When Garcés enters the factory farm, she claims that she is hit by a “wall of ammonia” from a “sea of white” chickens. The video documents the dangerous and unhealthy conditions of the factory as thousands of birds are seen defecating on the walls and the ammonia burns the chickens wandering the factory. The footage is set on one factory farm within the US, but Mercy for Animals notes that these practices happen industrywide.
Signs of Ethical Standard Improvement
Over recent years, companies and consumers have started holding the chicken industry giants accountable for unethical and unimaginably cruel practices. Restaurants, food services companies, manufacturers, and other brands nationwide have signed the Better Chicken Commitment – a pledge to incorporate better animal care standards when sourcing, purchasing, and selling chicken. Foodservice tians including Popeyes, Subway, Burger King, and more have already joined the Better Chicken Commitment, demanding their suppliers fix the current production practices.
Despite this, there is still plenty of room for improvement. While nearly 200 companies have signed onto the campaign, only six of them are supermarkets. That low figure means that nearly all major supermarkets in the United States still fuel the unfair treatment of chickens from major poultry producers. Through the Life of Chickens campaign, Mercy for Animals has released its inaugural U.S. Retailer Report on Animal Welfare, exposing companies that have fallen behind improved standards.

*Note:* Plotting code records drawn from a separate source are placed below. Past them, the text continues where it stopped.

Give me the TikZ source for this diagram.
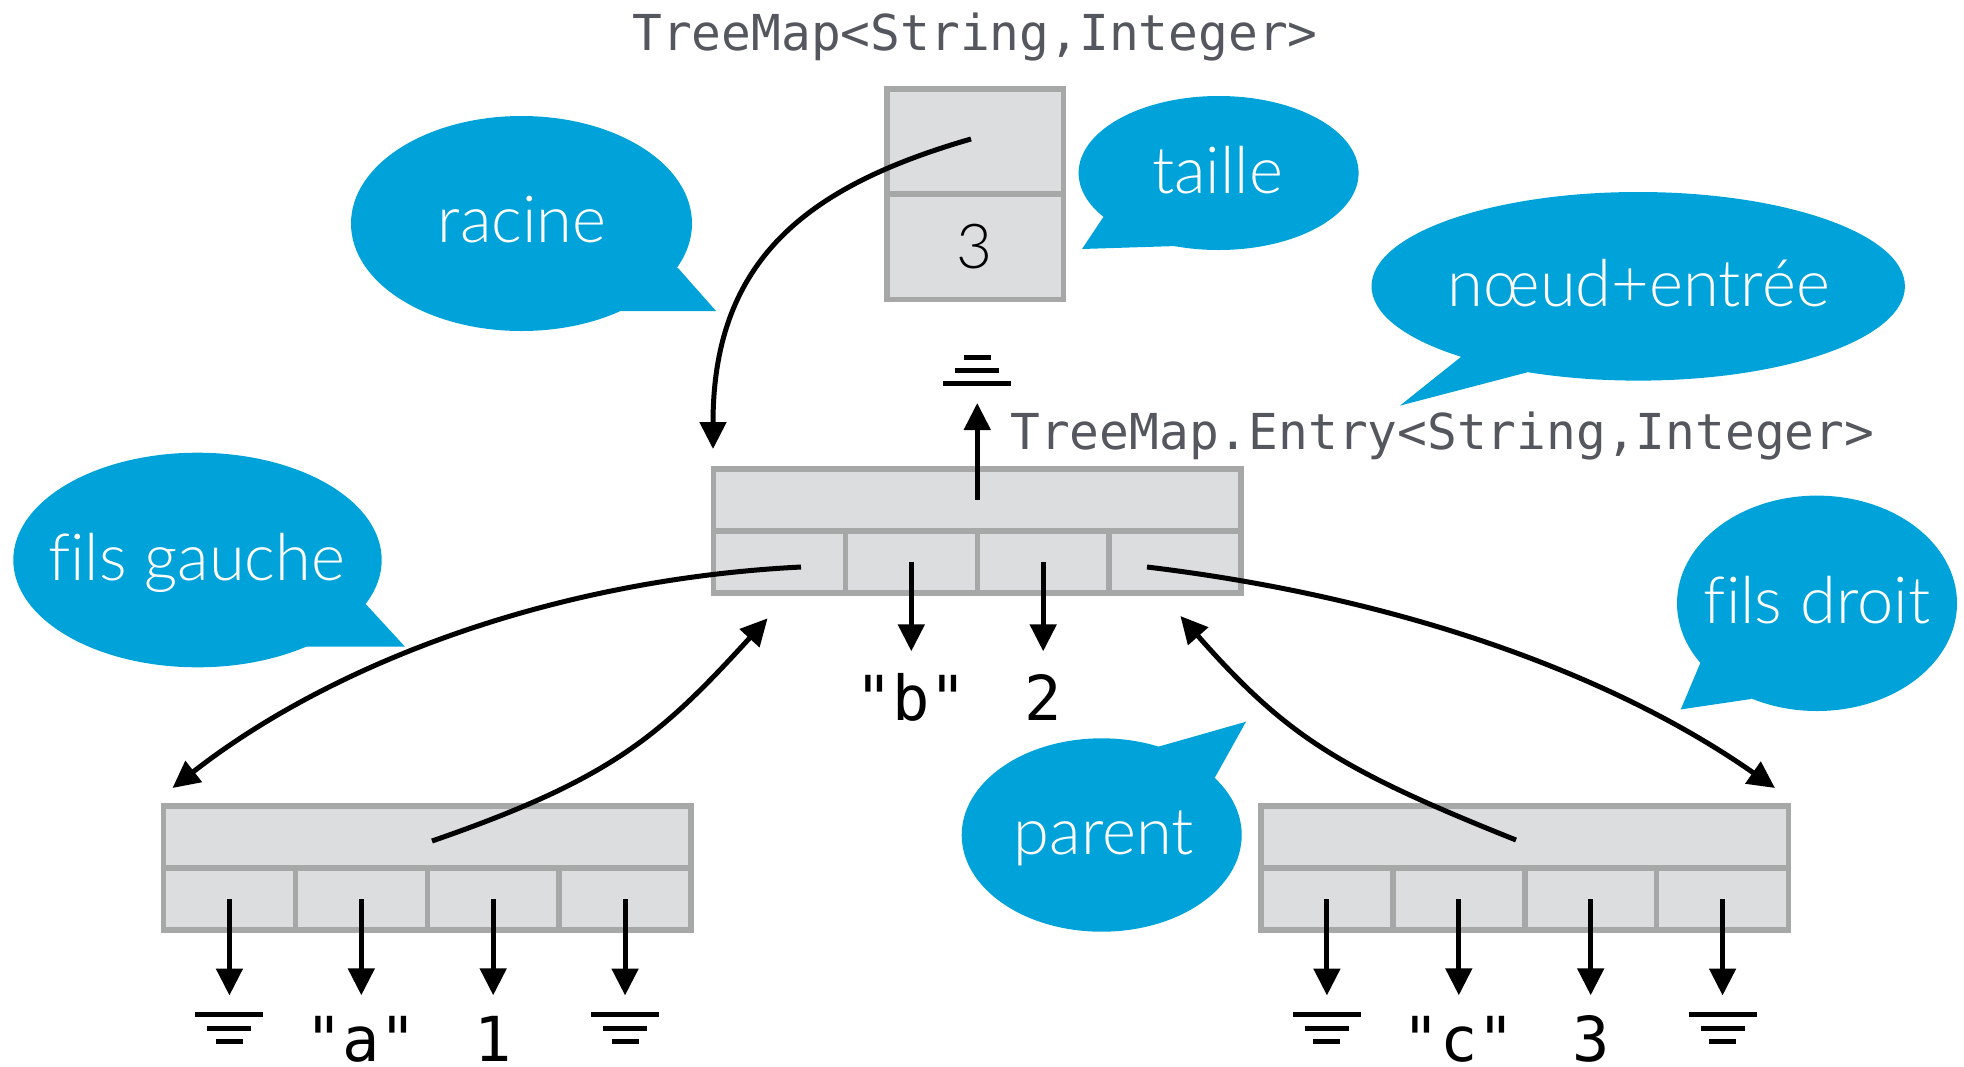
\documentclass[tikz,border=0pt]{standalone}
\usepackage{fontspec}
\usetikzlibrary{arrows.meta,calc}
\newfontfamily\codefont{DejaVu Sans Mono}
\IfFontExistsTF{Lato Light}
  {\newfontfamily\notefont{Lato Light}[Ligatures=NoCommon]}
  {\newfontfamily\notefont{Lato}[Ligatures=NoCommon]}
\definecolor{bubblecol}{RGB}{0,163,217}
\definecolor{cellfill}{RGB}{220,221,223}
\definecolor{cellline}{RGB}{165,168,167}
\definecolor{typegray}{RGB}{84,88,94}

\tikzset{
  recbox/.style={draw=cellline, fill=cellfill, line width=5.5pt,
    minimum width=527.5pt, minimum height=124pt, inner sep=0pt, outer sep=0pt},
  recline/.style={draw=cellline, line width=5.5pt},
  bubblefill/.style={fill=bubblecol},
  bubbletext/.style={anchor=base, inner sep=0pt, text=white,
    font=\notefont\fontsize{65pt}{65pt}\selectfont},
  boxnum/.style={anchor=base, inner sep=0pt, text=black,
    font=\notefont\fontsize{62pt}{62pt}\selectfont},
  typelabel/.style={inner sep=0pt, text=typegray,
    font=\codefont\fontsize{49.5pt}{50pt}\selectfont},
  valtext/.style={anchor=base, text=black,
    font=\codefont\fontsize{62pt}{62pt}\selectfont,
    text height=45pt, text depth=0pt, inner xsep=0pt, inner ysep=23.5pt},
  ptr/.style={draw=black, line width=5pt, -{Triangle[length=27pt,width=26pt]}},
  gline/.style={draw=black, line width=5pt},
}

% a record of four fields under a header row; defines NAME-1..NAME-4 and NAME-top
\newcommand\recordnode[3]{%
  \node[recbox] (#1) at (#2,#3) {};
  \draw[recline] (#1.west) -- (#1.east);
  \foreach \k in {1,2,3} {
    \draw[recline] ($(#1.west)!{\k/4}!(#1.east)$) -- ($(#1.south west)!{\k/4}!(#1.south east)$);
  }
  \foreach \k in {1,2,3,4} {
    \coordinate (#1-\k) at ($(#1.west)!{(2*\k-1)/8}!(#1.east) + (0,31)$);
  }
  \coordinate (#1-top) at ($(#1.center) + (0,-31)$);
}

% null reference mark; #2 = 1 below the arrow tip, -1 above it
\newcommand\nullmark[2]{%
  \draw[gline] ($(#1)+(-34,#2*19.2)$) -- ++(68,0);
  \draw[gline] ($(#1)+(-22,#2*33)$) -- ++(44,0);
  \draw[gline] ($(#1)+(-13.5,#2*45.5)$) -- ++(27,0);
}

\begin{document}
\begin{tikzpicture}[x=1pt, y=-1pt]
\useasboundingbox (0,0) rectangle (1964,1066);

% ---- speech bubbles ----
\fill[bubblefill] (521.5,223.5) ellipse [x radius=170.5pt, y radius=107.5pt];
\fill[bubblefill] (678,268) -- (716,311) -- (622,311) -- (521.5,223.5) -- cycle;
\node[bubbletext] (racine) at (522,242.7) {racine};

\fill[bubblefill] (1218.6,173) ellipse [x radius=140pt, y radius=77pt];
\fill[bubblefill] (1103.6,216.7) -- (1082,249) -- (1176.5,246) -- (1218.6,173) -- cycle;
\node[bubbletext] (taille) at (1217.5,193) {taille};

\fill[bubblefill] (1638.2,286.3) ellipse [x radius=266.7pt, y radius=94.3pt];
\fill[bubblefill] (1460.8,357) -- (1400,405.6) -- (1527,372.4) -- (1638.2,286.3) -- cycle;
\node[bubbletext] (noeud) at (1638.8,306.3) {nœud+entrée};

\fill[bubblefill] (1817,603.3) ellipse [x radius=140pt, y radius=107.7pt];
\fill[bubblefill] (1700.4,662.7) -- (1680.8,709.4) -- (1751,699) -- (1817,603.3) -- cycle;
\node[bubbletext] (filsdroit) at (1817,623) {fils droit};

\fill[bubblefill] (197.5,560) ellipse [x radius=184.2pt, y radius=107.3pt];
\fill[bubblefill] (365.7,604) -- (405,646.7) -- (304,646.7) -- (197.5,560) -- cycle;
\node[bubbletext] (filsgauche) at (196.7,580) {fils gauche};

\fill[bubblefill] (1101.7,835) ellipse [x radius=140pt, y radius=96.7pt];
\fill[bubblefill] (1158.3,746.7) -- (1246,721.7) -- (1215,777.3) -- (1101.7,835) -- cycle;
\node[bubbletext] (parent) at (1103.7,854.3) {parent};

% ---- type labels ----
\node[typelabel, anchor=base] (maptype) at (975,50) {TreeMap<String,Integer>};
\node[typelabel, anchor=base west] (entrytype) at (1010,449) {TreeMap.Entry<String,Integer>};

% ---- the map object ----
\node[recbox, minimum width=176.5pt, minimum height=210.5pt] (map) at (975,194) {};
\draw[recline] (map.west) -- (map.east);
\coordinate (map-root) at ($(map.center)+(-4,-55)$);
\node[boxnum] (size) at (974,268.3) {3};

% ---- entries ----
\recordnode{entry}{977.25}{531}
\recordnode{left}{427.25}{868}
\recordnode{right}{1524.75}{868}

% ---- link end points ----
\coordinate (entry-lc) at (801,567);
\coordinate (entry-rc) at (1147,567);
\coordinate (left-up) at (432,841);
\coordinate (right-up) at (1516,840);
\coordinate (rootTip) at (713,449);
\coordinate (leftTip) at (172.5,788);
\coordinate (rightTip) at (1775,788);
\coordinate (lpTip) at (767.6,618.3);
\coordinate (rpTip) at (1180.4,616);
\coordinate (entryNull) at (977.25,403);

% ---- links ----
\draw[ptr] (map-root) .. controls +(-163,47) and +(0,-190) .. (rootTip);
\draw[ptr] (entry-lc) .. controls +(-250,12.5) and +(157.6,-123.2) .. (leftTip);
\draw[ptr] (entry-rc) .. controls +(250,30) and +(-164,-115) .. (rightTip);
\draw[ptr] (left-up) .. controls +(179.6,-62.1) and +(-107.8,118.2) .. (lpTip);
\draw[ptr] (right-up) .. controls +(-176.5,-70.5) and +(105.6,120) .. (rpTip);

% parent of the root is null
\draw[ptr] (entry-top) -- (entryNull);
\nullmark{entryNull}{-1}

% key and value of the root entry
\node[valtext] (bval) at (entry-2 |- 0,720) {"b"};
\node[valtext] (twoval) at (entry-3 |- 0,720) {2};
\draw[ptr] (entry-2) -- (entry-2 |- bval.north);
\draw[ptr] (entry-3) -- (entry-3 |- twoval.north);

% left child
\coordinate (leftNullA) at (left-1 |- 0,995.5);
\coordinate (leftNullB) at (left-4 |- 0,995.5);
\node[valtext, inner ysep=21pt] (aval) at (left-2 |- 0,1061.5) {"a"};
\node[valtext, inner ysep=21pt] (oneval) at (left-3 |- 0,1061.5) {1};
\draw[ptr] (left-1) -- (leftNullA);
\draw[ptr] (left-2) -- (left-2 |- aval.north);
\draw[ptr] (left-3) -- (left-3 |- oneval.north);
\draw[ptr] (left-4) -- (leftNullB);
\nullmark{leftNullA}{1}
\nullmark{leftNullB}{1}

% right child
\coordinate (rightNullA) at (right-1 |- 0,995.5);
\coordinate (rightNullB) at (right-4 |- 0,995.5);
\node[valtext, inner ysep=21pt] (cval) at (right-2 |- 0,1061.5) {"c"};
\node[valtext, inner ysep=21pt] (threeval) at (right-3 |- 0,1061.5) {3};
\draw[ptr] (right-1) -- (rightNullA);
\draw[ptr] (right-2) -- (right-2 |- cval.north);
\draw[ptr] (right-3) -- (right-3 |- threeval.north);
\draw[ptr] (right-4) -- (rightNullB);
\nullmark{rightNullA}{1}
\nullmark{rightNullB}{1}
\end{tikzpicture}
\end{document}
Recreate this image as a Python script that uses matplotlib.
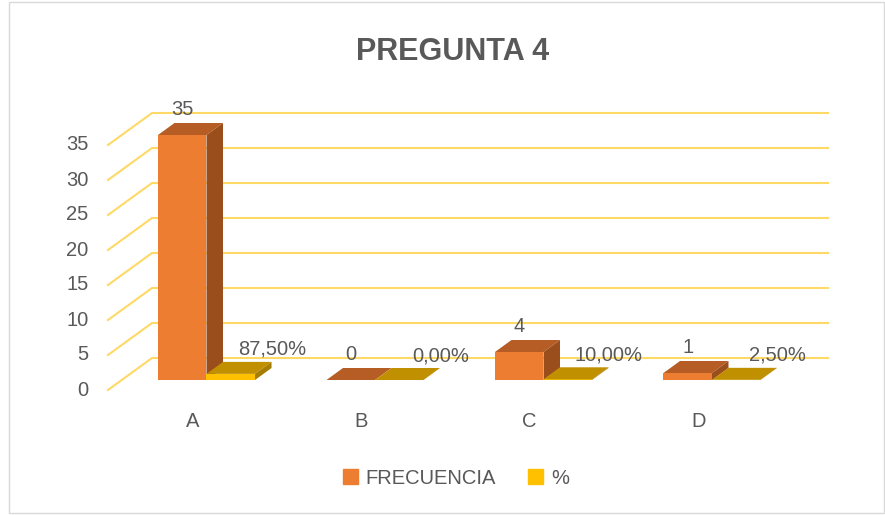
import matplotlib
matplotlib.use("Agg")
import matplotlib.pyplot as plt
from matplotlib.patches import Patch, Rectangle

categories = ["A", "B", "C", "D"]
frecuencia = [35, 0, 4, 1]
porcentaje = [0.875, 0.0, 0.10, 0.025]
pct_labels = ["87,50%", "0,00%", "10,00%", "2,50%"]
yticks = [0, 5, 10, 15, 20, 25, 30, 35]

# 3D projection constants (data units): full wall depth shift
DX, DY = 44 / 168.5, 32 / 7
D0, D1 = 0.3125, 0.6875     # bar front / back depth fraction
BW = 0.288                  # bar width
TXT = "#595959"
GRID = "#FFD966"
FS = 14.5

plt.rcParams["font.family"] = ["Liberation Sans", "DejaVu Sans"]

fig = plt.figure(figsize=(8.85, 5.15), dpi=100)
ax = fig.add_axes([0, 0, 1, 1])
ax.set_xlim(-192.75 / 168.5, (885 - 192.75) / 168.5)
ax.set_ylim((390 - 515) / 7, 390 / 7)
ax.axis("off")


def pt(x, v, d):
    return x + d * DX, v + d * DY


def box(x0, h, front, top, side, z):
    x1 = x0 + BW
    f = [pt(x0, 0, D0), pt(x1, 0, D0), pt(x1, h, D0), pt(x0, h, D0)]
    t = [pt(x0, h, D0), pt(x1, h, D0), pt(x1, h, D1), pt(x0, h, D1)]
    s = [pt(x1, 0, D0), pt(x1, 0, D1), pt(x1, h, D1), pt(x1, h, D0)]
    for poly, c in [(f, front), (t, top), (s, side)]:
        xs, ys = zip(*poly)
        ax.fill(xs, ys, color=c, lw=0, zorder=z)


# walls / gridlines
xl, xr = -0.503, 3.509
for v in yticks:
    a, b = pt(xl, v, 0), pt(xl, v, 1)
    c = pt(xr, v, 1)
    ax.plot([a[0], b[0], c[0]], [a[1], b[1], c[1]], color=GRID, lw=1.5, zorder=1)
    ax.text(-0.618, v, str(v), ha="right", va="center", fontsize=FS, color=TXT)

for i, cat in enumerate(categories):
    box(i - BW, frecuencia[i], "#ED7D31", "#B65D25", "#9A4E1C", 3 + 2 * i)
    box(i, porcentaje[i], "#FFC000", "#C09000", "#A67D00", 4 + 2 * i)
    lx, ly = pt(i - BW / 2, frecuencia[i], D0)
    ax.text(lx, ly + 3.6, str(frecuencia[i]), ha="center", va="center",
            fontsize=FS, color=TXT, zorder=20)
    px, py = pt(i + BW / 2, porcentaje[i], D0)
    ax.text(px + 41 / 168.5, py + 3.5, pct_labels[i], ha="center", va="center",
            fontsize=FS, color=TXT, zorder=20)
    ax.text(i, -4.43, cat, ha="center", va="center", fontsize=FS, color=TXT)

ax.text(1.539, 48.29, "PREGUNTA 4", ha="center", va="center", fontsize=22,
        fontweight="bold", color=TXT)

handles = [Patch(color="#ED7D31", label="FRECUENCIA"), Patch(color="#FFC000", label="%")]
fig.legend(handles=handles, loc="center", bbox_to_anchor=(456 / 885, 1 - 478 / 515),
           ncol=2, frameon=False, fontsize=FS, labelcolor=TXT,
           handlelength=0.75, handleheight=0.75, handletextpad=0.4, columnspacing=1.6)

fig.patches.append(Rectangle((9 / 885, 2 / 515), 875 / 885, 511 / 515,
                             transform=fig.transFigure, fill=False,
                             edgecolor="#D9D9D9", lw=1))

fig.savefig("out.png", dpi=100)
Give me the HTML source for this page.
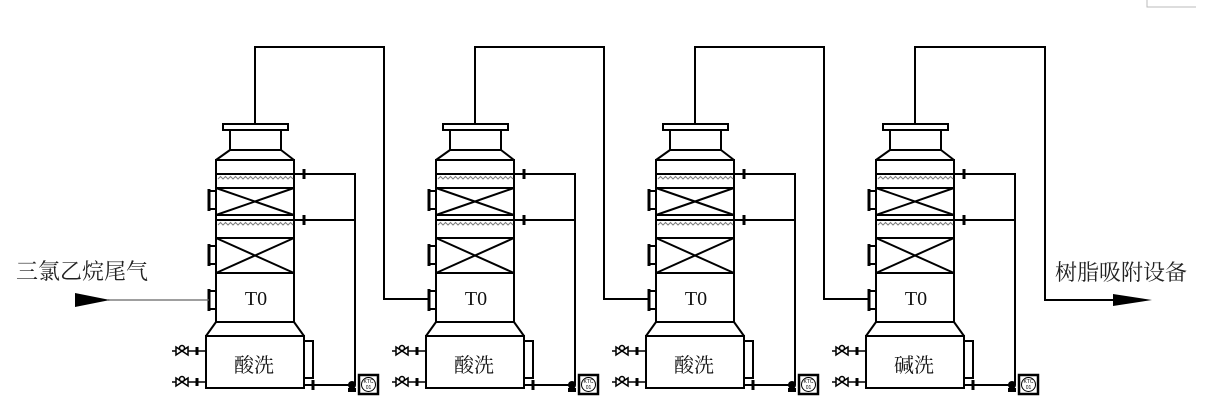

The report lists Trader Joe’s, ALDI, Target, Walmart, and others as some of the worst offenders. The major supermarkets have failed to produce adapted or improved welfare standards regarding their chicken products. None of the companies have banned any practices that would cause widespread animal suffering within the industry.
More ethical chicken alternatives
Even though several companies have taken pledges to implement more humane meat and dairy production practices, the entire industry remains responsible for unnecessary animal slaughter, environmental harm, and health risks.
The plant-based chicken industry is growing at an unprecedented 18 percent CAGR, significantly more than the 4 percent of the conventional chicken industry. Companies have developed several sustainable and ethical alternatives to conventional chicken products.
From companies including Whole Foods, Lightlife, Nestle, and others, plant-based chicken is becoming widely accessible. Daring and Beyond recently announced that their plant-based chicken products would become widely available at foodservice providers nationwide for the first time. Alongside restaurants, plant-based chicken is more widely available in the retail sector than ever before, and for more affordable prices.
Last year, Alpha Foods announced a campaign to combat "chicken-flation" with plant-based alternatives. As the market saw an animal-based chicken jump from $1.50 per pound to $3 or even $4, Alpha Foods saw an opportunity to meet price parity sooner. The company promised to cut its own product its own products' cost by every cent that the price of conventional chicken goes up.
Now that Mercy for Animals is holding the chicken industry accountable, try these 9 best plant-based chicken nuggets instead.
Bottom Line: There's a Hidden Cost to That Cheap Chicken. What to Eat Instead
The true price of cheap chicken is seen in a new video that shows the cruel farming practices that are both unsafe and unhealthy, hurting the birds and potentially causing harm to human health. Instead, try eating plant-based chicken alternatives and other healthier choices.